Mention to someone that you like Marmite and you can gauge whether they do by their answer. Obviously if they say ‘Me too!’ you’re probably left in no doubt, but if they say ‘Marmite eh? Love it or hate it’, you can be sure they don’t eat it.

That’s because the last time they gave Marmite a thought was when they saw an ad on TV weeks ago. The last time a Marmite eater thought about the brown stuff was probably at breakfast time.

And it’s the same if you have a conversation about Swindon Town.

Here in Sticksville there are various calls from neighbouring areas to support someone other than STFC. I know the odd Bristol City supporter (odd being the operative word here) I’ve come across people of a similar Rovers’ persuasion, but happily I’m well out of the Oxford United catchment area.

Generally there is a tolerant coexistence between all groups and sometimes a minor discussion along the lines of ‘That new striker your lot have got seems to be doing OK’. We might not have a club in common, but we are knowledgeable, and committed to our individual causes.

But it’s when people who have never shown any interest before start to talk to you about Swindon Town, you know there is something unusual in the air.

Previously you may have mentioned you are off to watch Town versus Stevenage and drawn a blank look from them. You hadn’t mentioned Man United or Arsenal and they didn’t understand that you were talking about football.

But when those people come up to me and say ‘Swindon are playing Chelsea then’ I’m immediately on my guard. Because I know the next question will be ‘Are you going?’

Right! I’ve been a season ticket holder for almost 40 years and I might be undecided whether I’ll pop along?

Then of course comes ‘I might go along to watch that’, to which I’m supposed to enthusiastically embrace their ‘interest’.

Because what all this is leading up to is ‘Can you get me a ticket?’, and what they have been talking about all along is Chelsea, not Swindon Town. And they are probably hoping you’ll give them a lift as well.

Like a non-Marmite consumer they have given as little thought to Swindon as the Marmite hater has given to Marmite. The last time they thought about watching Swindon, the game was at Wembley.

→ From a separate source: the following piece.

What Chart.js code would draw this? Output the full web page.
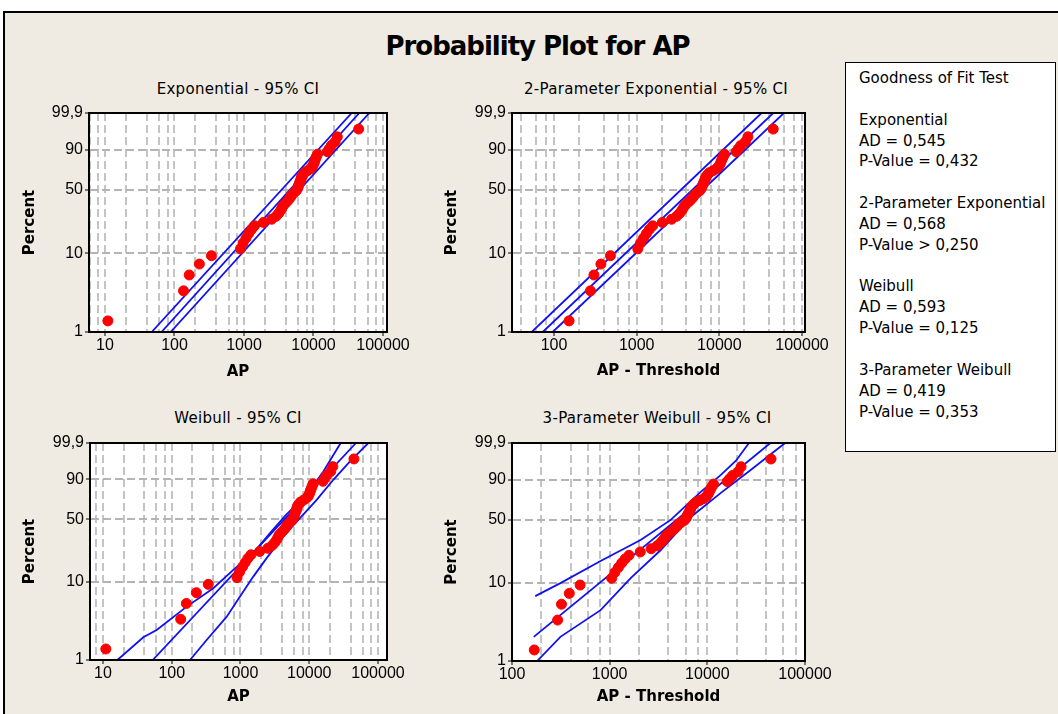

But now they see a reason to engage me in conversation, in the hope that I’d be more keen to help them out, than they have ever been on the subject matter before. Almost as though I’ve been craving their involvement and now should be grateful for it.

Town’s backroom team have given a lot of thought to ticket distribution lately and have found a new way to prioritise season ticket holders (thanks), loyalty card holders and those who actually earn points by their previous attendance.

This makes life easier for everyone and targets those who have earned the respect of the club first.

Excellent work guys.

I also now don’t have to travel from Stickland, queue up and get my hands on a piece of card. Now I can remotely spend my money, have my season ticket account credited with my purchase and turn up on the day without the need of any paperwork changing hands or any postal worker strike threatening the arrival of my ticket.

And it means that come kick-off on 24th September, should there be any tickets left after all those who deserve them have theirs, the far-too-casual football watcher can still help swell the gate to a full house if they can be bothered.

But they will have to make some effort.

And I can honestly say to people ‘No I can’t get you a ticket because all those who deserve them get theirs first. But we’re playing Tranmere on 5th October. You shouldn’t have too much problem getting a ticket if you fancy watching Town.’